For the record, here is my props.conf:
[QWERTY]
SHOULD_LINEMERGE = true BREAK_ONLY_BEFORE_DATE = true
MAX_TIMESTAMP_LOOKAHEAD = 43 TIME_FORMAT = %Y%m%d-%H%M%S;%3N
TIME_PREFIX = ^\#\d{2}\#.{0,19}\# MAX_DAYS_AGO = 10951
REPORT-1 = some-report-1 REPORT-2 = some-report-2
The consequence of this seems to be that splunk indexes the entire file as a single event, which is something i absolutely want to avoid.
Also, I do need to use linemerging as the same file may contain xml dumps.
So what I need is something that implements the following logic:
if second_timestamp_is_bad:
extract_first_timestamp()
else:
extract_second_timestamp()
Any tips / hints on how to mitigate this scenario using only options / functionality provided by splunk are greatly appreciated.
Adding to what's already been said - there is very rarely a legitimate use case for SHOULD_LINEMERGE. Relying on Splunk recognizing something as date to break data stream into events is not a very good idea. You should rather set a proper LINE_BREAKER.
Timestamps are extracted before INGEST_EVAL is performed, so you'll need to use the := operator to replace _time.
These props should work better than those shown.
[QWERTY]
# better performance with LINE_BREAKER
SHOULD_LINEMERGE = false
# We're not breaking events before a date
BREAK_ONLY_BEFORE_DATE = false
# Break events after newline and before "~01~"

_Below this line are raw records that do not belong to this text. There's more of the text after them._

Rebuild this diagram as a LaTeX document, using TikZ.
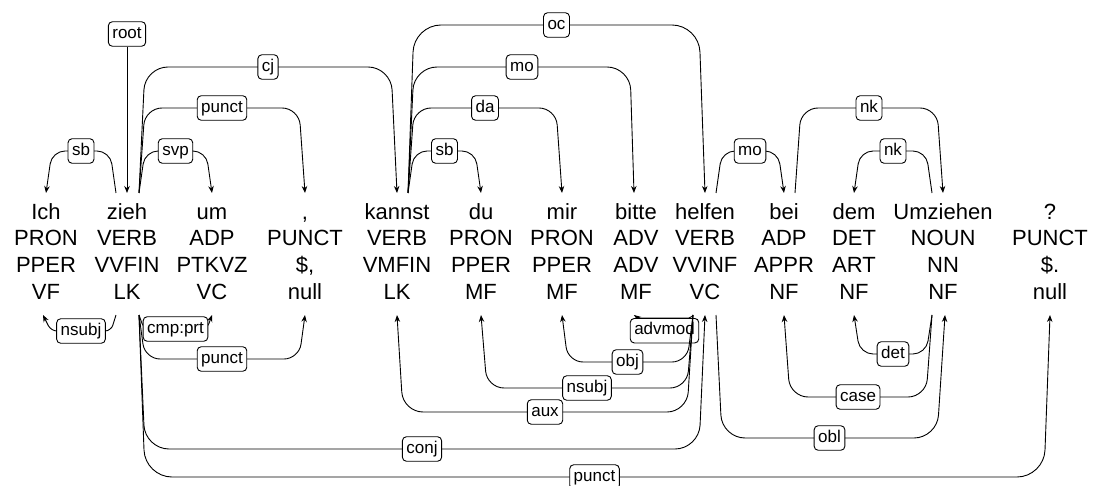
\documentclass[tikz,border=0pt]{standalone}
\usepackage{fontspec}
\setmainfont{Liberation Sans}
\usetikzlibrary{arrows.meta}

\begin{document}
\begin{tikzpicture}[x=1pt,y=-1pt,
    word/.style={align=center,font=\fontsize{22}{26.7}\selectfont,inner xsep=0pt,inner ysep=7.6pt,outer sep=0pt},
    lab/.style={draw,fill=white,rounded corners=4pt,font=\fontsize{17}{19}\selectfont,inner xsep=4pt,inner ysep=4pt,text height=12.5pt,text depth=4pt,line width=0.9pt},
    dep/.style={draw,line width=0.9pt,rounded corners=#1pt,-{Stealth[length=7pt,width=5.5pt]}}]
  \useasboundingbox (0,0) rectangle (1094,486);
  \node[word] (ich) at (46,254) {\strut Ich\\PRON\\PPER\\VF\strut};
  \node[word] (zieh) at (127,254) {\strut zieh\\VERB\\VVFIN\\LK\strut};
  \node[word] (um) at (212,254) {\strut um\\ADP\\PTKVZ\\VC\strut};
  \node[word] (comma) at (305,254) {\strut ,\\PUNCT\\\$,\\null\strut};
  \node[word] (kannst) at (397,254) {\strut kannst\\VERB\\VMFIN\\LK\strut};
  \node[word] (du) at (481,254) {\strut du\\PRON\\PPER\\MF\strut};
  \node[word] (mir) at (562,254) {\strut mir\\PRON\\PPER\\MF\strut};
  \node[word] (bitte) at (636,254) {\strut bitte\\ADV\\ADV\\MF\strut};
  \node[word] (helfen) at (705,254) {\strut helfen\\VERB\\VVINF\\VC\strut};
  \node[word] (bei) at (784,254) {\strut bei\\ADP\\APPR\\NF\strut};
  \node[word] (dem) at (854,254) {\strut dem\\DET\\ART\\NF\strut};
  \node[word] (umziehen) at (943,254) {\strut Umziehen\\NOUN\\NN\\NF\strut};
  \node[word] (qmark) at (1050,254) {\strut ?\\PUNCT\\\$.\\null\strut};

  \node[lab] (root) at (127,34) {root};
  \draw[dep=0] (root) -- (zieh.north);

  \draw[dep=13] ([xshift=-11pt]zieh.north) -- ++(-6,-42) -- node[lab]{sb} ([shift={(6,-42)}]ich.north) -- (ich.north);
  \draw[dep=13] ([xshift=12pt]zieh.north) -- ++(6,-42) -- node[lab]{svp} ([shift={(-6,-42)}]um.north) -- (um.north);
  \draw[dep=17] ([xshift=12pt]zieh.north) -- ++(6,-85) -- node[lab]{punct} ([shift={(-6,-85)}]comma.north) -- (comma.north);
  \draw[dep=23] ([xshift=12pt]zieh.north) -- ++(6,-126) -- node[lab]{cj} ([shift={(-6,-126)}]kannst.north) -- (kannst.north);
  \draw[dep=13] ([xshift=11pt]kannst.north) -- ++(6,-42) -- node[lab]{sb} ([shift={(-6,-42)}]du.north) -- (du.north);
  \draw[dep=17] ([xshift=11pt]kannst.north) -- ++(6,-85) -- node[lab]{da} ([shift={(-6,-85)}]mir.north) -- (mir.north);
  \draw[dep=23] ([xshift=11pt]kannst.north) -- ++(6,-126) -- node[lab]{mo} ([shift={(-6,-126)}]bitte.north) -- ([xshift=-2pt]bitte.north);
  \draw[dep=27] ([xshift=11pt]kannst.north) -- ++(6,-168) -- node[lab]{oc} ([shift={(-6,-168)}]helfen.north) -- (helfen.north);
  \draw[dep=13] ([xshift=11pt]helfen.north) -- ++(6,-42) -- node[lab]{mo} ([shift={(-6,-42)}]bei.north) -- (bei.north);
  \draw[dep=17] ([xshift=11pt]bei.north) -- ++(6,-85) -- node[lab]{nk} ([shift={(-6,-85)}]umziehen.north) -- (umziehen.north);
  \draw[dep=13] ([xshift=-11pt]umziehen.north) -- ++(-6,-42) -- node[lab]{nk} ([shift={(6,-42)}]dem.north) -- (dem.north);

  \draw[dep=6] ([xshift=-11pt]zieh.south) -- ++(-5,16) -- node[lab]{nsubj} ([shift={(5,16)}]ich.south) -- ([xshift=-3pt]ich.south);
  \draw[dep=6] ([xshift=12pt]zieh.south) -- ++(5,14) -- node[lab]{cmp:prt} ([shift={(-5,14)}]um.south) -- (um.south);
  \draw[dep=15] ([xshift=12pt]zieh.south) -- ++(6,44) -- node[lab]{punct} ([shift={(-6,44)}]comma.south) -- (comma.south);
  \draw[dep=24] ([xshift=12pt]zieh.south) -- ++(6,134) -- node[lab]{conj} ([shift={(-6,134)}]helfen.south) -- (helfen.south);
  \draw[dep=27] ([xshift=12pt]zieh.south) -- ++(6,162) -- node[lab]{punct} ([shift={(-6,162)}]qmark.south) -- (qmark.south);
  \draw[dep=2] ([xshift=-12pt]helfen.south) -- ++(-2,3) -- node[lab,anchor=north]{advmod} ([shift={(2,3)}]bitte.south) -- ([xshift=-2pt]bitte.south);
  \draw[dep=15] ([xshift=-12pt]helfen.south) -- ++(-6,47) -- node[lab]{obj} ([shift={(6,47)}]mir.south) -- (mir.south);
  \draw[dep=17] ([xshift=-12pt]helfen.south) -- ++(-6,73) -- node[lab]{nsubj} ([shift={(6,73)}]du.south) -- (du.south);
  \draw[dep=20] ([xshift=-12pt]helfen.south) -- ++(-6,97) -- node[lab]{aux} ([shift={(6,97)}]kannst.south) -- (kannst.south);
  \draw[dep=23] ([xshift=11pt]helfen.south) -- ++(6,123) -- node[lab]{obl} ([shift={(-6,123)}]umziehen.south) -- ([xshift=2pt]umziehen.south);
  \draw[dep=18] ([xshift=-11pt]umziehen.south) -- ++(-6,82) -- node[lab]{case} ([shift={(6,82)}]bei.south) -- (bei.south);
  \draw[dep=13] ([xshift=-11pt]umziehen.south) -- ++(-6,39) -- node[lab]{det} ([shift={(6,39)}]dem.south) -- (dem.south);
\end{tikzpicture}
\end{document}
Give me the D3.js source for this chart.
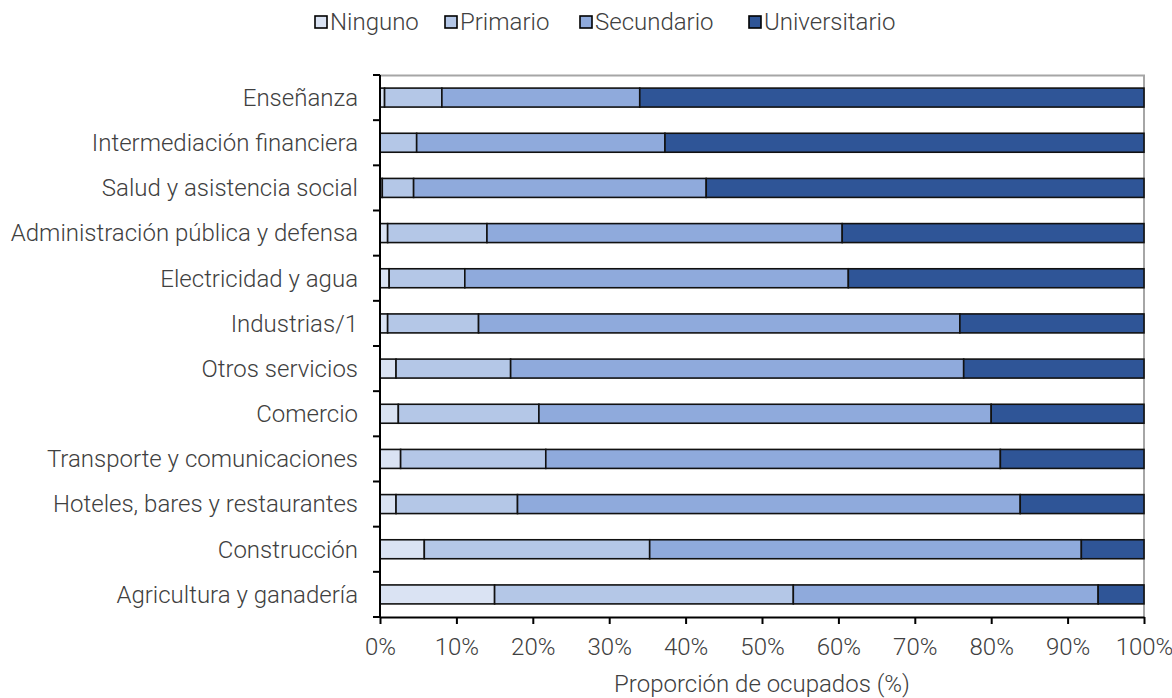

LINE_BREAKER = ([\r\n]+)~\d\d~
MAX_TIMESTAMP_LOOKAHEAD = 43
TIME_FORMAT = %Y%m%d-%H%M%S;%3N
# Skip to the second timestamp (after the milliseconds of the first TS)
TIME_PREFIX = ;\d{3}~
MAX_DAYS_AGO = 10951
REPORT-1 = some-report-1 REPORT-2 = some-report-2
I see that INGEST_EVAL allows for the use of conditionals. Thank you very much, I'll give that a try.